··· MATERIAL PROVIDED ···

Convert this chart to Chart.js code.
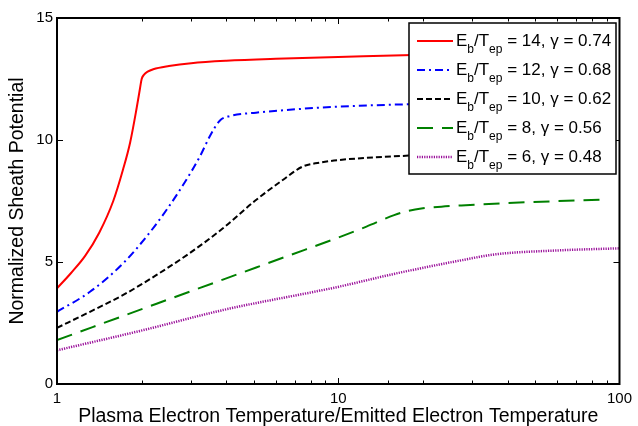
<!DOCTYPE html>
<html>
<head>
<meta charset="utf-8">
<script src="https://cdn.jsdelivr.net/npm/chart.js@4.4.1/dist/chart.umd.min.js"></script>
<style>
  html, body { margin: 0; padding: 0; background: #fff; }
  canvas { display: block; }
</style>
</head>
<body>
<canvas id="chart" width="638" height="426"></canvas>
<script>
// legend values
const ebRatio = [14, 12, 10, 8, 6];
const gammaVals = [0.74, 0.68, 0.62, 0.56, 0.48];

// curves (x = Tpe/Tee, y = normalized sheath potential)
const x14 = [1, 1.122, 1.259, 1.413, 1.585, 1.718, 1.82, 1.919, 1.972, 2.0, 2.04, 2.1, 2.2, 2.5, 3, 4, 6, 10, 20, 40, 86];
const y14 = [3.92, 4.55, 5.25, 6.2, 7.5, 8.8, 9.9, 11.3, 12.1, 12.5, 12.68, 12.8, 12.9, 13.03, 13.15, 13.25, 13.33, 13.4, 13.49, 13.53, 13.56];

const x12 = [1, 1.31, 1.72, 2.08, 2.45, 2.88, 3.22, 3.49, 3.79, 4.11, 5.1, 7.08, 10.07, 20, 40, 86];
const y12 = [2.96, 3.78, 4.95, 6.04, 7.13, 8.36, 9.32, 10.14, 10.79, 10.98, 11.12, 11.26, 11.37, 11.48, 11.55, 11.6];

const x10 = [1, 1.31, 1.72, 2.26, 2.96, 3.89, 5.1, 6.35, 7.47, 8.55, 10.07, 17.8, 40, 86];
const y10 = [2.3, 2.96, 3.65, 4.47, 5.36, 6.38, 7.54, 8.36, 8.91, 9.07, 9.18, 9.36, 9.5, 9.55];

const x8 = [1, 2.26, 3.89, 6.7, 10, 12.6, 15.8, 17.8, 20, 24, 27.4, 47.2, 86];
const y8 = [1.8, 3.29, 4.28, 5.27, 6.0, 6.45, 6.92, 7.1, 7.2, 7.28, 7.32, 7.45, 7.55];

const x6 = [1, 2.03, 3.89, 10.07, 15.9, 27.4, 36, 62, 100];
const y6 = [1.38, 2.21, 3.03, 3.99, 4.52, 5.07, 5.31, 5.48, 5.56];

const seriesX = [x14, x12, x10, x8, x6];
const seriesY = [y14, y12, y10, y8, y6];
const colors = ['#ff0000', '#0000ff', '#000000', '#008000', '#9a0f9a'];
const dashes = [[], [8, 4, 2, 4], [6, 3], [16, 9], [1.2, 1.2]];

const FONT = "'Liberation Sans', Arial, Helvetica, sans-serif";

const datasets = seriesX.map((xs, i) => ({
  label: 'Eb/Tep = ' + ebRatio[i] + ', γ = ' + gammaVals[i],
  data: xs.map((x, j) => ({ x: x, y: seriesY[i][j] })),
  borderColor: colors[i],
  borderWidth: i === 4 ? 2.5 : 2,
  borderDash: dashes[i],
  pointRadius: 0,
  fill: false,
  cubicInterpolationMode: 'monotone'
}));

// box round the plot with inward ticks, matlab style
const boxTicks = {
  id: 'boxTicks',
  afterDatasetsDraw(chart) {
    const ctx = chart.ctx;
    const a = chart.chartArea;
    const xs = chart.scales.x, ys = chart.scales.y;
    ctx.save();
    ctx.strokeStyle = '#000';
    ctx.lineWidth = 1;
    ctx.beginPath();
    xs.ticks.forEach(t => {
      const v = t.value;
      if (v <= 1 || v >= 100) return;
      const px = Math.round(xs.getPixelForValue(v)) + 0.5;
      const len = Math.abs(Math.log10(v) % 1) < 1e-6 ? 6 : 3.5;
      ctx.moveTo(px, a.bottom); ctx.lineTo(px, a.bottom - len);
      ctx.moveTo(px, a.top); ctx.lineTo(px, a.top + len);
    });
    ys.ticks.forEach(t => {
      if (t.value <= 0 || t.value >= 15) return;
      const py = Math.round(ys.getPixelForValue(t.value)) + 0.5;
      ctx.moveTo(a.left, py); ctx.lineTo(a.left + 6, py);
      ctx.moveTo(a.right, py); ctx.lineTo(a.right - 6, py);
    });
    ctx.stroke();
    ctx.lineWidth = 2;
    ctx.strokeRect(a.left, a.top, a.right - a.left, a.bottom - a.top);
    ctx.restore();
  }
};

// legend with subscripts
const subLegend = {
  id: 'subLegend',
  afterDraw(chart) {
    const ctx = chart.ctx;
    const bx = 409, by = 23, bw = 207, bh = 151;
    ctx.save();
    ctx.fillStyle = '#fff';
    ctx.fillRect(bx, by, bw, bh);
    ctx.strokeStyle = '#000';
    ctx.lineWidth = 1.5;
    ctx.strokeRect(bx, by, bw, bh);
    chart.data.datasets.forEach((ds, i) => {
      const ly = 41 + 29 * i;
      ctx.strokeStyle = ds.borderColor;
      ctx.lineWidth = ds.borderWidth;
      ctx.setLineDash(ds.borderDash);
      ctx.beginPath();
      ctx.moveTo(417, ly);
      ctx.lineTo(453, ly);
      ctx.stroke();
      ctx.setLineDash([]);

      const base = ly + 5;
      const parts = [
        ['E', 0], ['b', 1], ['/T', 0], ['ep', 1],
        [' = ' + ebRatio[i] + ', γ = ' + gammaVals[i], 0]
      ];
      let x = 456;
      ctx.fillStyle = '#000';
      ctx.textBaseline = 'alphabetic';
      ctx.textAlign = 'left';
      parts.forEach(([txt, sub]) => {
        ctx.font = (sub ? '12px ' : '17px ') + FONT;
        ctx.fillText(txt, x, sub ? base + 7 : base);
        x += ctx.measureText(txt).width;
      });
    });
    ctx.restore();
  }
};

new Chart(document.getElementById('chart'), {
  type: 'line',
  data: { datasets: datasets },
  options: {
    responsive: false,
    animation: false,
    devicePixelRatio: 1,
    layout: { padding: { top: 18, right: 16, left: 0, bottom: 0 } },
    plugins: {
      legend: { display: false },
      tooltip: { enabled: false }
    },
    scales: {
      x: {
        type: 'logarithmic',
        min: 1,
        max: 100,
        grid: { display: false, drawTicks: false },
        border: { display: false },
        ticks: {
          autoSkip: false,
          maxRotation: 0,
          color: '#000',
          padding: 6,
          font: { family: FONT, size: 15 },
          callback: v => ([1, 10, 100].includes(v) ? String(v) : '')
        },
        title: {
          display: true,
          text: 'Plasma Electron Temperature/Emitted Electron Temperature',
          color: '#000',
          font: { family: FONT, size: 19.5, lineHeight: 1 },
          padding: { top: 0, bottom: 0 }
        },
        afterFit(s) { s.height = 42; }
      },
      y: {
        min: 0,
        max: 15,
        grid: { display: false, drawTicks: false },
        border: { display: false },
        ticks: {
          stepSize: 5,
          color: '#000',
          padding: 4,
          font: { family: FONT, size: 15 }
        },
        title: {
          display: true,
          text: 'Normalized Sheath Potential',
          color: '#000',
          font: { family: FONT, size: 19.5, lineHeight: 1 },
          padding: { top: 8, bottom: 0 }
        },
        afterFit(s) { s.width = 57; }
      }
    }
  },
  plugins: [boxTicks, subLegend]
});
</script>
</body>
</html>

···

▶ [TASK TO COMPLETE]: Images in the data above are to be skipped. Retype all other material exactly.

▶ [RESPONSE FOR THIS EXERCISE]:
Convert this chart to Chart.js code.
<!DOCTYPE html>
<html>
<head>
<meta charset="utf-8">
<script src="https://cdn.jsdelivr.net/npm/chart.js@4.4.1/dist/chart.umd.min.js"></script>
<style>
  html, body { margin: 0; padding: 0; background: #fff; }
  canvas { display: block; }
</style>
</head>
<body>
<canvas id="chart" width="638" height="426"></canvas>
<script>
// legend values
const ebRatio = [14, 12, 10, 8, 6];
const gammaVals = [0.74, 0.68, 0.62, 0.56, 0.48];

// curves (x = Tpe/Tee, y = normalized sheath potential)
const x14 = [1, 1.122, 1.259, 1.413, 1.585, 1.718, 1.82, 1.919, 1.972, 2.0, 2.04, 2.1, 2.2, 2.5, 3, 4, 6, 10, 20, 40, 86];
const y14 = [3.92, 4.55, 5.25, 6.2, 7.5, 8.8, 9.9, 11.3, 12.1, 12.5, 12.68, 12.8, 12.9, 13.03, 13.15, 13.25, 13.33, 13.4, 13.49, 13.53, 13.56];

const x12 = [1, 1.31, 1.72, 2.08, 2.45, 2.88, 3.22, 3.49, 3.79, 4.11, 5.1, 7.08, 10.07, 20, 40, 86];
const y12 = [2.96, 3.78, 4.95, 6.04, 7.13, 8.36, 9.32, 10.14, 10.79, 10.98, 11.12, 11.26, 11.37, 11.48, 11.55, 11.6];

const x10 = [1, 1.31, 1.72, 2.26, 2.96, 3.89, 5.1, 6.35, 7.47, 8.55, 10.07, 17.8, 40, 86];
const y10 = [2.3, 2.96, 3.65, 4.47, 5.36, 6.38, 7.54, 8.36, 8.91, 9.07, 9.18, 9.36, 9.5, 9.55];

const x8 = [1, 2.26, 3.89, 6.7, 10, 12.6, 15.8, 17.8, 20, 24, 27.4, 47.2, 86];
const y8 = [1.8, 3.29, 4.28, 5.27, 6.0, 6.45, 6.92, 7.1, 7.2, 7.28, 7.32, 7.45, 7.55];

const x6 = [1, 2.03, 3.89, 10.07, 15.9, 27.4, 36, 62, 100];
const y6 = [1.38, 2.21, 3.03, 3.99, 4.52, 5.07, 5.31, 5.48, 5.56];

const seriesX = [x14, x12, x10, x8, x6];
const seriesY = [y14, y12, y10, y8, y6];
const colors = ['#ff0000', '#0000ff', '#000000', '#008000', '#9a0f9a'];
const dashes = [[], [8, 4, 2, 4], [6, 3], [16, 9], [1.2, 1.2]];

const FONT = "'Liberation Sans', Arial, Helvetica, sans-serif";

const datasets = seriesX.map((xs, i) => ({
  label: 'Eb/Tep = ' + ebRatio[i] + ', γ = ' + gammaVals[i],
  data: xs.map((x, j) => ({ x: x, y: seriesY[i][j] })),
  borderColor: colors[i],
  borderWidth: i === 4 ? 2.5 : 2,
  borderDash: dashes[i],
  pointRadius: 0,
  fill: false,
  cubicInterpolationMode: 'monotone'
}));

// box round the plot with inward ticks, matlab style
const boxTicks = {
  id: 'boxTicks',
  afterDatasetsDraw(chart) {
    const ctx = chart.ctx;
    const a = chart.chartArea;
    const xs = chart.scales.x, ys = chart.scales.y;
    ctx.save();
    ctx.strokeStyle = '#000';
    ctx.lineWidth = 1;
    ctx.beginPath();
    xs.ticks.forEach(t => {
      const v = t.value;
      if (v <= 1 || v >= 100) return;
      const px = Math.round(xs.getPixelForValue(v)) + 0.5;
      const len = Math.abs(Math.log10(v) % 1) < 1e-6 ? 6 : 3.5;
      ctx.moveTo(px, a.bottom); ctx.lineTo(px, a.bottom - len);
      ctx.moveTo(px, a.top); ctx.lineTo(px, a.top + len);
    });
    ys.ticks.forEach(t => {
      if (t.value <= 0 || t.value >= 15) return;
      const py = Math.round(ys.getPixelForValue(t.value)) + 0.5;
      ctx.moveTo(a.left, py); ctx.lineTo(a.left + 6, py);
      ctx.moveTo(a.right, py); ctx.lineTo(a.right - 6, py);
    });
    ctx.stroke();
    ctx.lineWidth = 2;
    ctx.strokeRect(a.left, a.top, a.right - a.left, a.bottom - a.top);
    ctx.restore();
  }
};

// legend with subscripts
const subLegend = {
  id: 'subLegend',
  afterDraw(chart) {
    const ctx = chart.ctx;
    const bx = 409, by = 23, bw = 207, bh = 151;
    ctx.save();
    ctx.fillStyle = '#fff';
    ctx.fillRect(bx, by, bw, bh);
    ctx.strokeStyle = '#000';
    ctx.lineWidth = 1.5;
    ctx.strokeRect(bx, by, bw, bh);
    chart.data.datasets.forEach((ds, i) => {
      const ly = 41 + 29 * i;
      ctx.strokeStyle = ds.borderColor;
      ctx.lineWidth = ds.borderWidth;
      ctx.setLineDash(ds.borderDash);
      ctx.beginPath();
      ctx.moveTo(417, ly);
      ctx.lineTo(453, ly);
      ctx.stroke();
      ctx.setLineDash([]);

      const base = ly + 5;
      const parts = [
        ['E', 0], ['b', 1], ['/T', 0], ['ep', 1],
        [' = ' + ebRatio[i] + ', γ = ' + gammaVals[i], 0]
      ];
      let x = 456;
      ctx.fillStyle = '#000';
      ctx.textBaseline = 'alphabetic';
      ctx.textAlign = 'left';
      parts.forEach(([txt, sub]) => {
        ctx.font = (sub ? '12px ' : '17px ') + FONT;
        ctx.fillText(txt, x, sub ? base + 7 : base);
        x += ctx.measureText(txt).width;
      });
    });
    ctx.restore();
  }
};

new Chart(document.getElementById('chart'), {
  type: 'line',
  data: { datasets: datasets },
  options: {
    responsive: false,
    animation: false,
    devicePixelRatio: 1,
    layout: { padding: { top: 18, right: 16, left: 0, bottom: 0 } },
    plugins: {
      legend: { display: false },
      tooltip: { enabled: false }
    },
    scales: {
      x: {
        type: 'logarithmic',
        min: 1,
        max: 100,
        grid: { display: false, drawTicks: false },
        border: { display: false },
        ticks: {
          autoSkip: false,
          maxRotation: 0,
          color: '#000',
          padding: 6,
          font: { family: FONT, size: 15 },
          callback: v => ([1, 10, 100].includes(v) ? String(v) : '')
        },
        title: {
          display: true,
          text: 'Plasma Electron Temperature/Emitted Electron Temperature',
          color: '#000',
          font: { family: FONT, size: 19.5, lineHeight: 1 },
          padding: { top: 0, bottom: 0 }
        },
        afterFit(s) { s.height = 42; }
      },
      y: {
        min: 0,
        max: 15,
        grid: { display: false, drawTicks: false },
        border: { display: false },
        ticks: {
          stepSize: 5,
          color: '#000',
          padding: 4,
          font: { family: FONT, size: 15 }
        },
        title: {
          display: true,
          text: 'Normalized Sheath Potential',
          color: '#000',
          font: { family: FONT, size: 19.5, lineHeight: 1 },
          padding: { top: 8, bottom: 0 }
        },
        afterFit(s) { s.width = 57; }
      }
    }
  },
  plugins: [boxTicks, subLegend]
});
</script>
</body>
</html>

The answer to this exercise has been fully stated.